Desert Thunder Background

(More Information about the Desert Thunder)

My art mentor and friend, Bob Killen and I were driving south along Kelso Cima Road in the Mojave National Preserve, just before sunrise, looking for unusual things to image. We stopped at Cedar Canyon Road, turned left and crossed over the Union Pacific Railroad, stopping to look both ways for a safe crossing. About 800 feet to the north, we could see the green lights of the Railroad Signal warning us that a train would be coming in the not-too-distant future and more importantly, suggesting that we move along quickly.

Bob and I simultaneously observed how the green light reflected off the twin rails in the dark, and, in that 2018 moment, a project began, pursuing images of and about trains that traversed through the Preserve.

The Mojave National Preserve consists of 1.6 million acres of high desert lands, encompassing the swelling, curved batholith that is Cima Dome, the gorgeous Kelso Dunes, and the Providence Mountains with their layer upon layer of exposed rock strata. Completed in 1905, the Union Pacific Railroad passes through the Preserve, one of the last few active freight lines running through an American national park or preserve.

I had been visiting the Preserve for about a year and was in the formative stages of a contemporary art photo documentary project featuring abandoned and oxidized metals. I eventually completed that project and in 2020, at the start of the Pandemic, exhibited my images of rusted and abandoned metals as the solo show Oxidized!, at the Progress Gallery in Pomona, CA.
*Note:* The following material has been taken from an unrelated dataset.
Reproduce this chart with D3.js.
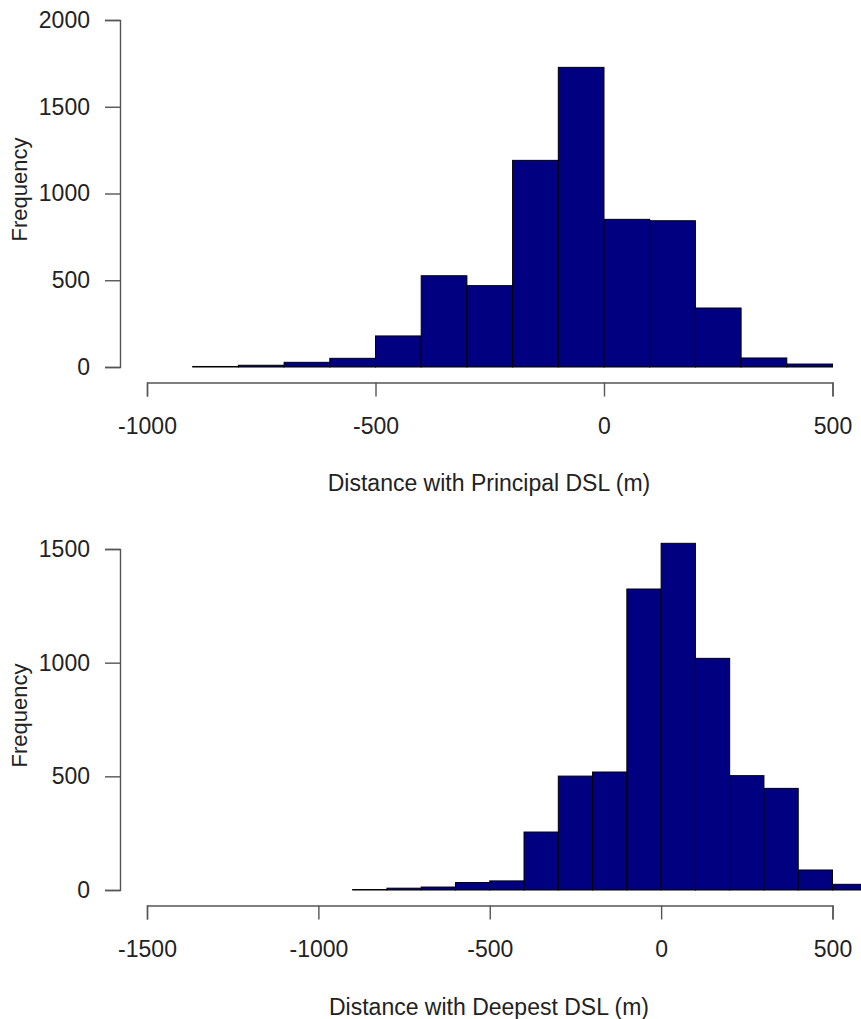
<!DOCTYPE html>
<html>
<head>
<meta charset="utf-8">
<script src="https://cdn.jsdelivr.net/npm/d3@7"></script>
<style>
  body { margin: 0; background: #fff; }
  svg { display: block; font-family: "Liberation Sans", Arial, sans-serif; }
</style>
</head>
<body>
<svg id="chart" width="861" height="1019"></svg>
<script>
// histogram bin edges and counts
const principalBreaks = [-900, -800, -700, -600, -500, -400, -300, -200, -100, 0, 100, 200, 300, 400, 500];
const principalCounts = [3, 10, 27, 50, 179, 526, 469, 1191, 1727, 851, 843, 340, 52, 17];
const principalXTicks = [-1000, -500, 0, 500];
const principalYTicks = [0, 500, 1000, 1500, 2000];

const deepestBreaks = [-900, -800, -700, -600, -500, -400, -300, -200, -100, 0, 100, 200, 300, 400, 500, 600];
const deepestCounts = [2, 8, 13, 33, 40, 255, 501, 519, 1324, 1525, 1019, 503, 447, 88, 25];
const deepestXTicks = [-1500, -1000, -500, 0, 500];
const deepestYTicks = [0, 500, 1000, 1500];

const svg = d3.select('#chart');

// plain numbers like R prints them: no thousands comma, ascii hyphen
const plain = d => String(d);

function drawHist(opts) {
    const x = d3.scaleLinear()
        .domain(d3.extent(opts.xTicks))
        .range([147, 832.5]);
    const y = d3.scaleLinear()
        .domain(d3.extent(opts.yTicks))
        .range([opts.bottom, opts.top]);

    const bins = opts.counts.map((c, i) => ({ x0: opts.breaks[i], x1: opts.breaks[i + 1], n: c }));

    const g = svg.append('g');

    g.selectAll('rect')
        .data(bins)
        .join('rect')
        .attr('x', d => x(d.x0))
        .attr('y', d => y(d.n))
        .attr('width', d => x(d.x1) - x(d.x0))
        .attr('height', d => y(0) - y(d.n))
        .attr('fill', '#000080')
        .attr('stroke', '#000')
        .attr('stroke-width', 1);

    // x axis sits a bit below the bars, R style
    const xAxis = g.append('g')
        .attr('transform', `translate(0,${opts.bottom + 15.5})`)
        .call(d3.axisBottom(x).tickValues(opts.xTicks).tickFormat(plain)
            .tickSizeOuter(0).tickSize(14).tickPadding(21));

    const yAxis = g.append('g')
        .attr('transform', 'translate(120,0)')
        .call(d3.axisLeft(y).tickValues(opts.yTicks).tickFormat(plain)
            .tickSizeOuter(0).tickSize(15).tickPadding(15));

    [xAxis, yAxis].forEach(a => {
        a.select('.domain').attr('stroke', '#555').attr('stroke-width', 1.4);
        a.selectAll('.tick line').attr('stroke', '#555').attr('stroke-width', 1.4);
        a.selectAll('.tick text').attr('fill', '#222').style('font-size', '23px');
    });

    g.append('text')
        .attr('x', 489)
        .attr('y', opts.titleY)
        .attr('text-anchor', 'middle')
        .attr('fill', '#222')
        .style('font-size', '23px')
        .text(opts.title);

    g.append('text')
        .attr('transform', `translate(27,${(opts.top + opts.bottom) / 2 - 4}) rotate(-90)`)
        .attr('text-anchor', 'middle')
        .attr('fill', '#222')
        .style('font-size', '22px')
        .text('Frequency');
}

drawHist({
    breaks: principalBreaks,
    counts: principalCounts,
    xTicks: principalXTicks,
    yTicks: principalYTicks,
    top: 20,
    bottom: 367,
    titleY: 491,
    title: 'Distance with Principal DSL (m)'
});

drawHist({
    breaks: deepestBreaks,
    counts: deepestCounts,
    xTicks: deepestXTicks,
    yTicks: deepestYTicks,
    top: 549,
    bottom: 890,
    titleY: 1015,
    title: 'Distance with Deepest DSL (m)'
});
</script>
</body>
</html>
My visits to the Mojave National Preserve changed from imaging abandoned and rusted metals to the railroad tracks and their influences on the environment. I began taking night images, approaching trains as they idled on sidings, before they safely proceeded onto the mainline after a passing train. To gain the full essence of these mile long vehicles of commerce, I captured images from as close as I dared stand as they passed by at different speeds, sometimes inadvisedly reaching out and grazing my gloved hand along their metallic surfaces as they sped by. I found that bridge and culvert crossings gave me a distinctly unique perspective of passing trains, and that the red and green railroad lights added another dimension to my night imaging, not just reflections on the rails, but the speed of the passing cars distorting the light.

But most importantly, I briefly glimpsed the lonely job train conductors had, driving their mammoth machines in rainy, windy, or overheated conditions, through the desolate and isolated high desert environment. My favorite places for imaging along the Railroad tracks confirmed significant temporal yet mostly localized impacts the passing trains had, in noise, vibration and just the sense of their immense size.

And as many as 20 or more trains pass through the Preserve on any given day, their passing occurs quickly, and not on a predetermined schedule. Opportunities were missed if I didn’t have my tripod and camera set up to correspond to the current environmental conditions. Occasionally, one could see them approaching from miles away; if crawling up the long grade from the Kelso Depot, the trains seemed to suddenly close the gap and just as suddenly, move past. Was my imagination playing tricks and did a train just pass by? My images confirmed that yes indeed a train just passed, and then it was gone, evidence of its passing limited to a red railroad light and the smell of burnt diesel fuel.

Finally, I came to appreciate the opportunity to image trains in any manner my mind could conjure, without fear of being confronted by officials. My safety was my own concern; I appreciated that imaging trains in this manner was an uncommon privilege, not something I would be allowed to do in an urban area closer to home. Respecting the importance and difficulty of the conductor’s job, I let each conductor know I was in their presence, by waving at both stopped and passing engines, and rarely did I not receive the blast of a horn in recognition.